Mengapa sejak dulu saya menyukai ajaran Yesus? Salah satu alasannya adalah karena keberanian-Nya untuk berkata benar, bahkan kepada orang-orang yang dianggap paling suci pada zamannya. Yesus tidak segan mengkritik para pemimpin agama dan ahli Kitab Suci yang hidup dalam kemunafikan—mereka yang pandai berbicara tentang kebenaran, tetapi tindakannya justru berlawanan dengan ajaran yang mereka sampaikan.
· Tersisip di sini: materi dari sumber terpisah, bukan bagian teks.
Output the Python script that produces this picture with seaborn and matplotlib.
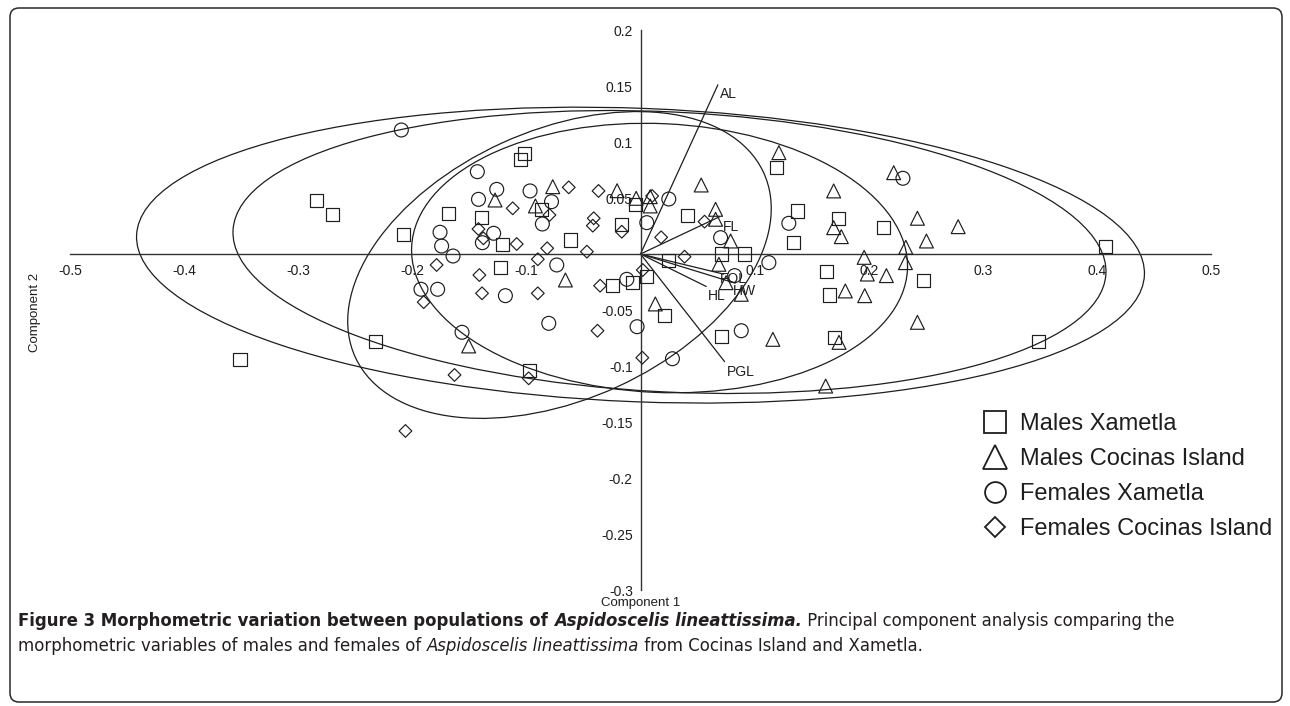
import numpy as np
import pandas as pd
import seaborn as sns
import matplotlib
matplotlib.use('Agg')
import matplotlib.pyplot as plt
from matplotlib.patches import Ellipse, FancyBboxPatch
from matplotlib.lines import Line2D
from matplotlib.transforms import IdentityTransform
from matplotlib import font_manager

### DATA (PCA scores)

males_xam_x = [-0.102, -0.1055, -0.168, -0.139, -0.208, -0.121, -0.0866, -0.0614, -0.123,
               -0.0164, -0.0044, 0.041, 0.0243, 0.005, -0.0067, -0.0243, 0.021, -0.0974,
               -0.232, -0.351, -0.2836, -0.27, 0.119, 0.138, 0.1737, 0.1345, 0.2126,
               0.0708, 0.0912, 0.1629, 0.1658, 0.2477, 0.0708, 0.1702, 0.349, 0.4076]
males_xam_y = [0.0899, 0.0848, 0.0363, 0.0327, 0.017, 0.0089, 0.0393, 0.0125, -0.0119,
               0.0265, 0.0446, 0.034, -0.0054, -0.0202, -0.0256, -0.0277, -0.0545, -0.1036,
               -0.0783, -0.0938, 0.0482, 0.0357, 0.0774, 0.0384, 0.0313, 0.0104, 0.0238,
               0.0, 0.0, -0.0158, -0.0366, -0.0238, -0.0738, -0.0747, -0.0783, 0.0071]

males_coc_x = [-0.0769, -0.1275, -0.0921, -0.0205, -0.0038, 0.0085, 0.0085, -0.0658, -0.1506,
               0.013, 0.0532, 0.1213, 0.0658, 0.0658, 0.079, 0.0687, 0.075, 0.0883,
               0.1693, 0.1693, 0.176, 0.196, 0.1988, 0.2155, 0.1795, 0.1965, 0.2219,
               0.2427, 0.2784, 0.2506, 0.2325, 0.2322, 0.2427, 0.116, 0.174, 0.1623]
males_coc_y = [0.0601, 0.0482, 0.0429, 0.0565, 0.0497, 0.0512, 0.0429, -0.0232, -0.0821,
               -0.0446, 0.0616, 0.0905, 0.0399, 0.031, 0.0116, -0.0092, -0.0256, -0.036,
               0.0563, 0.0235, 0.0155, -0.003, -0.0179, -0.0193, -0.033, -0.0372, 0.0726,
               0.0319, 0.0244, 0.0116, 0.006, -0.0077, -0.061, -0.0762, -0.0789, -0.1179]

fem_xam_x = [-0.2096, -0.143, -0.126, -0.142, -0.0968, -0.078, -0.086, -0.1287, -0.1386,
             -0.1757, -0.1743, -0.1643, -0.0734, -0.1924, -0.1778, -0.1184, -0.0804, -0.1564,
             -0.003, 0.028, 0.0248, 0.0055, -0.012, 0.230, 0.130, 0.0702, 0.1125, 0.0883, 0.0825]
fem_xam_y = [0.1107, 0.0735, 0.0577, 0.0488, 0.0563, 0.0467, 0.0268, 0.0185, 0.0101,
             0.0194, 0.0071, -0.0018, -0.0098, -0.0315, -0.0315, -0.0372, -0.0619, -0.0699,
             -0.0649, -0.0935, 0.0491, 0.028, -0.0226, 0.0676, 0.0274, 0.0146, -0.0077, -0.0685, -0.0193]

fem_coc_x = [-0.0629, -0.0368, 0.0102, -0.112, -0.0798, -0.041, -0.0418, -0.0164, -0.142,
             -0.1377, -0.1085, -0.0818, -0.090, -0.047, 0.0181, 0.0561, 0.0386, 0.002,
             -0.1787, -0.1412, -0.1389, -0.090, -0.190, -0.0354, -0.0377, 0.0016, -0.163, -0.098, -0.206]
fem_coc_y = [0.0595, 0.0563, 0.0518, 0.0408, 0.0348, 0.0319, 0.0253, 0.0199, 0.0223,
             0.014, 0.0089, 0.0051, -0.0047, 0.0021, 0.0149, 0.0289, -0.0024, -0.0143,
             -0.0098, -0.0188, -0.0351, -0.0351, -0.043, -0.0283, -0.0685, -0.0926, -0.108, -0.111, -0.158]

group_names = ['Males Xametla', 'Males Cocinas Island', 'Females Xametla', 'Females Cocinas Island']

# loadings (variable vectors)
var_names = ['AL', 'FL', 'FOL', 'HW', 'HL', 'PGL']
var_x = [0.0678, 0.0693, 0.073, 0.083, 0.0576, 0.0737]
var_y = [0.151, 0.0333, -0.018, -0.026, -0.029, -0.0961]

# 95% ellipses: centre x, centre y, semi axis 1, semi axis 2, angle (deg)
ell_cx = [0.0, 0.0254, 0.0167, -0.071]
ell_cy = [-0.001, 0.0018, -0.0036, -0.0098]
ell_a = [0.442, 0.383, 0.2175, 0.197]
ell_b = [0.131, 0.125, 0.12, 0.12]
ell_ang = [-2.3, -2.9, -2.7, 25.0]

xticks = [-0.5, -0.4, -0.3, -0.2, -0.1, 0.1, 0.2, 0.3, 0.4, 0.5]
yticks = [-0.3, -0.25, -0.2, -0.15, -0.1, -0.05, 0.05, 0.1, 0.15, 0.2]

caption_l1 = [('Figure 3 Morphometric variation between populations of ', 'bold', 'normal'),
              ('Aspidoscelis lineattissima.', 'bold', 'italic'),
              (' Principal component analysis comparing the', 'normal', 'normal')]
caption_l2 = [('morphometric variables of males and females of ', 'normal', 'normal'),
              ('Aspidoscelis lineattissima', 'normal', 'italic'),
              (' from Cocinas Island and Xametla.', 'normal', 'normal')]

### PLOT

sns.set_style('white')
plt.rcParams['font.family'] = ['Liberation Sans', 'DejaVu Sans']
INK = '#1e1e1e'

W, H = 1290, 706
fig = plt.figure(figsize=(W / 100, H / 100), dpi=100)
ax = fig.add_axes([70 / W, (H - 590) / H, 1141 / W, 560 / H])
ax.set_xlim(-0.5, 0.5)
ax.set_ylim(-0.3, 0.2)

df = pd.concat([
    pd.DataFrame({'c1': males_xam_x, 'c2': males_xam_y, 'group': group_names[0]}),
    pd.DataFrame({'c1': males_coc_x, 'c2': males_coc_y, 'group': group_names[1]}),
    pd.DataFrame({'c1': fem_xam_x, 'c2': fem_xam_y, 'group': group_names[2]}),
    pd.DataFrame({'c1': fem_coc_x, 'c2': fem_coc_y, 'group': group_names[3]}),
])

markers = {group_names[0]: ('s', 88), group_names[1]: ('^', 100),
           group_names[2]: ('o', 100), group_names[3]: ('D', 42)}
for g in group_names:
    sub = df[df['group'] == g]
    m, s = markers[g]
    sns.scatterplot(data=sub, x='c1', y='c2', marker=m, s=s, ax=ax, legend=False,
                    edgecolor=INK, linewidth=0.85, zorder=3, clip_on=False)
for coll in ax.collections:
    coll.set_facecolor('none')
    coll.set_edgecolor(INK)

for cx, cy, a, b, ang in zip(ell_cx, ell_cy, ell_a, ell_b, ell_ang):
    ax.add_patch(Ellipse((cx, cy), 2 * a, 2 * b, angle=ang, fill=False,
                         edgecolor=INK, lw=0.9, zorder=2, clip_on=False))

# loading vectors
label_off = {'AL': (2, -2), 'FL': (3, -3), 'FOL': (-4, 2), 'HW': (-2, -1), 'HL': (2, -3), 'PGL': (2, -3)}
for name, vx, vy in zip(var_names, var_x, var_y):
    ax.plot([0, vx], [0, vy], color=INK, lw=0.9, zorder=2)
    ax.annotate(name, (vx, vy), xytext=label_off[name], textcoords='offset pixels',
                ha='left', va='top', fontsize=10, color=INK)

# axes through the origin
for side in ['top', 'right']:
    ax.spines[side].set_visible(False)
ax.spines['left'].set_position(('data', 0))
ax.spines['bottom'].set_position(('data', 0))
for side in ['left', 'bottom']:
    ax.spines[side].set_color('#333333')
    ax.spines[side].set_linewidth(1.0)
ax.set_xticks(xticks)
ax.set_xticklabels(['{:g}'.format(t) for t in xticks])
ax.set_yticks(yticks)
ax.set_yticklabels(['{:g}'.format(t) for t in yticks])
ax.tick_params(axis='both', direction='out', length=4.5, width=1.0, color='#333333',
               labelsize=10, labelcolor=INK)
ax.tick_params(axis='x', pad=3)
ax.tick_params(axis='y', pad=1)
ax.set_xlabel('')
ax.set_ylabel('')
ax.patch.set_alpha(0)

fig.text(641 / W, 1 - 603 / H, 'Component 1', ha='center', va='center', fontsize=9.5, color=INK)
fig.text(35 / W, 1 - 312 / H, 'Component 2', ha='center', va='center', rotation=90,
         fontsize=9.5, color=INK)

# legend
handles = [Line2D([], [], ls='none', marker='s', ms=15.5, mfc='none', mec=INK, mew=1.3),
           Line2D([], [], ls='none', marker='^', ms=17, mfc='none', mec=INK, mew=1.3),
           Line2D([], [], ls='none', marker='o', ms=15, mfc='none', mec=INK, mew=1.3),
           Line2D([], [], ls='none', marker='D', ms=10.5, mfc='none', mec=INK, mew=1.3)]
fig.legend(handles, group_names, loc='upper left', bbox_to_anchor=(983 / W, 1 - 413 / H),
           frameon=False, fontsize=17, handlelength=1.0, handletextpad=0.55,
           labelspacing=0.55, borderpad=0, borderaxespad=0, labelcolor=INK)

# frame round the figure
fig.add_artist(FancyBboxPatch((10, 4), 1272, 694, boxstyle='round,pad=0,rounding_size=9',
                              transform=IdentityTransform(), fill=False,
                              edgecolor='#2a2a2a', lw=1.1))

# caption, written run by run (a condensed face if there is one)
cap_font = 'DejaVu Sans'
cap_stretch = 'normal'
for f in font_manager.fontManager.ttflist:
    if f.name == 'Liberation Sans Narrow':
        cap_font = 'Liberation Sans Narrow'
        break
    if f.name == 'DejaVu Sans' and f.stretch == 'condensed':
        cap_stretch = 'condensed'
renderer = fig.canvas.get_renderer()


def run_width(txt, weight, style, size):
    kw = dict(family=cap_font, fontweight=weight, fontstyle=style, fontsize=size, fontstretch=cap_stretch)
    t1 = fig.text(0, 0, '|' + txt + '|', **kw)
    t2 = fig.text(0, 0, '||', **kw)
    w = t1.get_window_extent(renderer).width - t2.get_window_extent(renderer).width
    t1.remove()
    t2.remove()
    return w


def put_line(runs, x, y, size):
    for txt, weight, style in runs:
        fig.text(x, y, txt, family=cap_font, fontweight=weight, fontstyle=style,
                 fontsize=size, fontstretch=cap_stretch, color='#231f20',
                 transform=IdentityTransform(), va='baseline')
        x += run_width(txt, weight, style, size)


size = 12.0
w1 = sum(run_width(*r, size) for r in caption_l1)
size = size * 1154 / w1
put_line(caption_l1, 18, H - 626, size)
put_line(caption_l2, 18, H - 651, size)

fig.savefig('out.png', dpi=100)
Yesus menyebut mereka licik, penuh kepura-puraan, dan lebih mementingkan citra lahiriah daripada hati yang murni. (Matius 23:13-30)
Bagi saya, itu sangat menginspirasi. Sebab Yesus menunjukkan bahwa iman sejati bukanlah soal gelar rohani, posisi di mimbar, atau banyaknya ayat yang dihafal. Iman sejati diukur dari keselarasan antara perkataan dan perbuatan. Ia membongkar topeng mereka yang memanfaatkan agama untuk kekuasaan, keuntungan, atau pujian manusia.
Ajaran-Nya membuat saya sadar bahwa kebenaran sering kali menuntut keberanian untuk menegur yang salah, sekalipun orang itu punya posisi tinggi atau dianggap tidak tersentuh. Dan itulah salah satu alasan mengapa hati saya selalu tertarik pada sosok-Nya—karena Yesus tidak hanya mengajarkan kasih, tetapi juga keadilan, kejujuran, dan integritas yang tidak bisa dibeli oleh siapa pun.